**Short task**.
Restate the material word for word and leave out anything that is a picture.

**Dataset section**.
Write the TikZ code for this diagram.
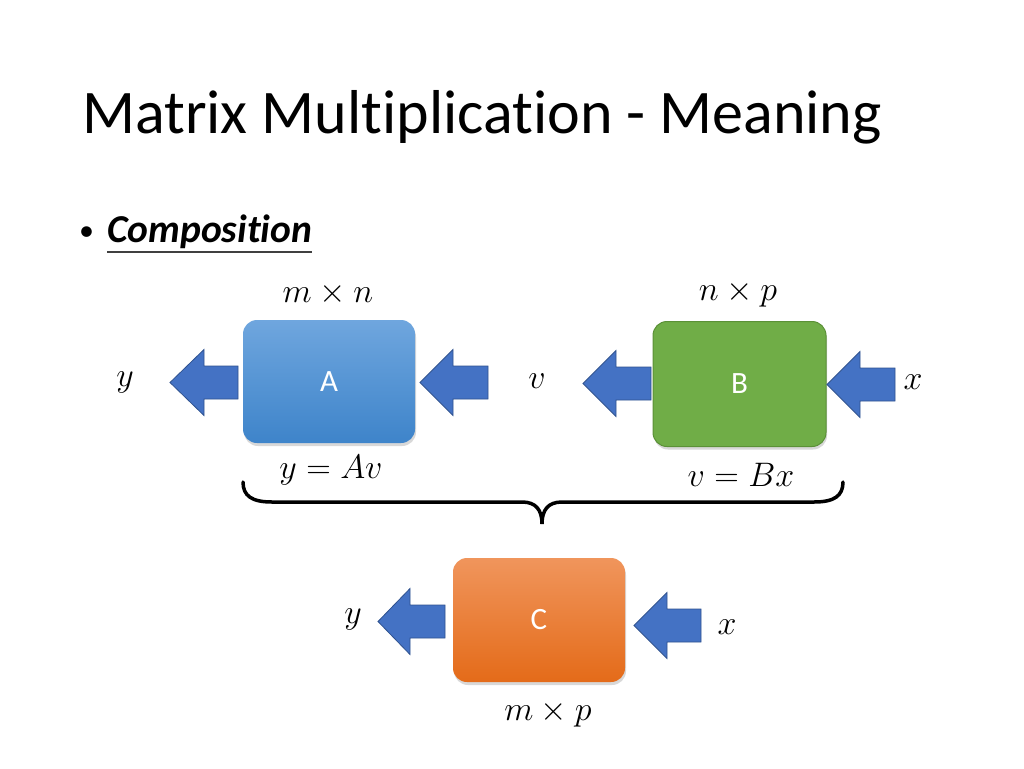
\RequirePackage{fix-cm}
\documentclass[tikz,border=0pt]{standalone}
\usepackage{fontspec}
\setmainfont[Ligatures=NoCommon]{Carlito}
\usetikzlibrary{shadows}
\definecolor{arrowfill}{HTML}{4472C4}
\definecolor{arrowline}{HTML}{2F528F}
\definecolor{atop}{HTML}{6FA6DE}
\definecolor{abot}{HTML}{3E84CA}
\definecolor{bfill}{HTML}{70AD47}
\definecolor{bline}{HTML}{5B9137}
\definecolor{ctop}{HTML}{F0955C}
\definecolor{cbot}{HTML}{E46B19}
\tikzset{
  box/.style={rounded corners=14pt, inner sep=0pt, text=white,
    font=\fontsize{31}{31}\selectfont,
    drop shadow={shadow xshift=1pt, shadow yshift=-3pt, opacity=0.25, fill=black!60}},
  blockarrow/.style={fill=arrowfill, draw=arrowline, line width=0.8pt, line join=miter},
  mathlbl/.style={font=\fontsize{34}{34}\selectfont, inner sep=0pt},
  brace/.style={line width=3.5pt, line cap=round}
}
% #1 tip x, #2 tip y, #3 head back x, #4 body end x (pointing left)
\newcommand{\leftblock}[4]{%
  \draw[blockarrow] (#1,#2) -- (#3,#2-33) -- (#3,#2-16.5) -- (#4,#2-16.5)
    -- (#4,#2+16.5) -- (#3,#2+16.5) -- (#3,#2+33) -- cycle;}
\begin{document}
\begin{tikzpicture}[x=1pt,y=-1pt]
\useasboundingbox[fill=white] (0,0) rectangle (1024,768);
% title
\node[anchor=base west, inner sep=0pt, font=\fontsize{62}{62}\selectfont] (title) at (82,133) {Matrix Multiplication - Meaning};
% bullet
\node[anchor=base west, inner sep=0pt, font=\fontsize{30}{30}\selectfont] (bullet) at (79,240) {•};
\node[anchor=base west, inner sep=0pt, font=\fontsize{39.5}{39.5}\selectfont\bfseries\itshape] (comp) at (107,242) {Composition};
\draw[line width=1.6pt, black!75] (comp.base west) ++(0,10) coordinate (ul1) -- (comp.base east |- ul1);
% boxes
\node[box, minimum width=172pt, minimum height=123pt, top color=atop, bottom color=abot] (A) at (329,381.5) {A};
\node[box, minimum width=173pt, minimum height=125pt, fill=bfill, draw=bline, line width=1pt] (B) at (739.5,384) {B};
\node[box, minimum width=172pt, minimum height=124pt, top color=ctop, bottom color=cbot] (C) at (539,620) {C};
% arrows
\leftblock{170}{382.5}{204}{238}
\leftblock{420}{382.5}{453}{488}
\leftblock{583}{383.5}{616}{651}
\leftblock{827}{384.5}{860}{895}
\leftblock{378}{621.5}{410}{445}
\leftblock{634}{625.5}{667}{701}
% labels
\node[mathlbl] (mn) at (328,294) {$m\times n$};
\node[mathlbl] (np) at (738,294) {$n\times p$};
\node[mathlbl] (ya) at (125,382) {$y$};
\node[mathlbl] (va) at (537,381) {$v$};
\node[mathlbl] (xb) at (913,382) {$x$};
\node[mathlbl] (yav) at (331,470) {$y=Av$};
\node[mathlbl] (vbx) at (741,475) {$v=Bx$};
\node[mathlbl] (yc) at (353,619) {$y$};
\node[mathlbl] (xc) at (727,627) {$x$};
\node[mathlbl] (mp) at (548,714) {$m\times p$};
% brace
\coordinate (bl) at (243,482);
\coordinate (br) at (843,482);
\coordinate (bm) at (542,524);
\draw[brace] (bl) .. controls (243,496) and (252,502) .. (272,502) -- (522,502)
  .. controls (536,502) and (542,510) .. (bm)
  .. controls (542,510) and (548,502) .. (562,502) -- (814,502)
  .. controls (834,502) and (843,496) .. (br);
\end{tikzpicture}
\end{document}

**Solution to the exercise**.
Write the TikZ code for this diagram.
\RequirePackage{fix-cm}
\documentclass[tikz,border=0pt]{standalone}
\usepackage{fontspec}
\setmainfont[Ligatures=NoCommon]{Carlito}
\usetikzlibrary{shadows}
\definecolor{arrowfill}{HTML}{4472C4}
\definecolor{arrowline}{HTML}{2F528F}
\definecolor{atop}{HTML}{6FA6DE}
\definecolor{abot}{HTML}{3E84CA}
\definecolor{bfill}{HTML}{70AD47}
\definecolor{bline}{HTML}{5B9137}
\definecolor{ctop}{HTML}{F0955C}
\definecolor{cbot}{HTML}{E46B19}
\tikzset{
  box/.style={rounded corners=14pt, inner sep=0pt, text=white,
    font=\fontsize{31}{31}\selectfont,
    drop shadow={shadow xshift=1pt, shadow yshift=-3pt, opacity=0.25, fill=black!60}},
  blockarrow/.style={fill=arrowfill, draw=arrowline, line width=0.8pt, line join=miter},
  mathlbl/.style={font=\fontsize{34}{34}\selectfont, inner sep=0pt},
  brace/.style={line width=3.5pt, line cap=round}
}
% #1 tip x, #2 tip y, #3 head back x, #4 body end x (pointing left)
\newcommand{\leftblock}[4]{%
  \draw[blockarrow] (#1,#2) -- (#3,#2-33) -- (#3,#2-16.5) -- (#4,#2-16.5)
    -- (#4,#2+16.5) -- (#3,#2+16.5) -- (#3,#2+33) -- cycle;}
\begin{document}
\begin{tikzpicture}[x=1pt,y=-1pt]
\useasboundingbox[fill=white] (0,0) rectangle (1024,768);
% title
\node[anchor=base west, inner sep=0pt, font=\fontsize{62}{62}\selectfont] (title) at (82,133) {Matrix Multiplication - Meaning};
% bullet
\node[anchor=base west, inner sep=0pt, font=\fontsize{30}{30}\selectfont] (bullet) at (79,240) {•};
\node[anchor=base west, inner sep=0pt, font=\fontsize{39.5}{39.5}\selectfont\bfseries\itshape] (comp) at (107,242) {Composition};
\draw[line width=1.6pt, black!75] (comp.base west) ++(0,10) coordinate (ul1) -- (comp.base east |- ul1);
% boxes
\node[box, minimum width=172pt, minimum height=123pt, top color=atop, bottom color=abot] (A) at (329,381.5) {A};
\node[box, minimum width=173pt, minimum height=125pt, fill=bfill, draw=bline, line width=1pt] (B) at (739.5,384) {B};
\node[box, minimum width=172pt, minimum height=124pt, top color=ctop, bottom color=cbot] (C) at (539,620) {C};
% arrows
\leftblock{170}{382.5}{204}{238}
\leftblock{420}{382.5}{453}{488}
\leftblock{583}{383.5}{616}{651}
\leftblock{827}{384.5}{860}{895}
\leftblock{378}{621.5}{410}{445}
\leftblock{634}{625.5}{667}{701}
% labels
\node[mathlbl] (mn) at (328,294) {$m\times n$};
\node[mathlbl] (np) at (738,294) {$n\times p$};
\node[mathlbl] (ya) at (125,382) {$y$};
\node[mathlbl] (va) at (537,381) {$v$};
\node[mathlbl] (xb) at (913,382) {$x$};
\node[mathlbl] (yav) at (331,470) {$y=Av$};
\node[mathlbl] (vbx) at (741,475) {$v=Bx$};
\node[mathlbl] (yc) at (353,619) {$y$};
\node[mathlbl] (xc) at (727,627) {$x$};
\node[mathlbl] (mp) at (548,714) {$m\times p$};
% brace
\coordinate (bl) at (243,482);
\coordinate (br) at (843,482);
\coordinate (bm) at (542,524);
\draw[brace] (bl) .. controls (243,496) and (252,502) .. (272,502) -- (522,502)
  .. controls (536,502) and (542,510) .. (bm)
  .. controls (542,510) and (548,502) .. (562,502) -- (814,502)
  .. controls (834,502) and (843,496) .. (br);
\end{tikzpicture}
\end{document}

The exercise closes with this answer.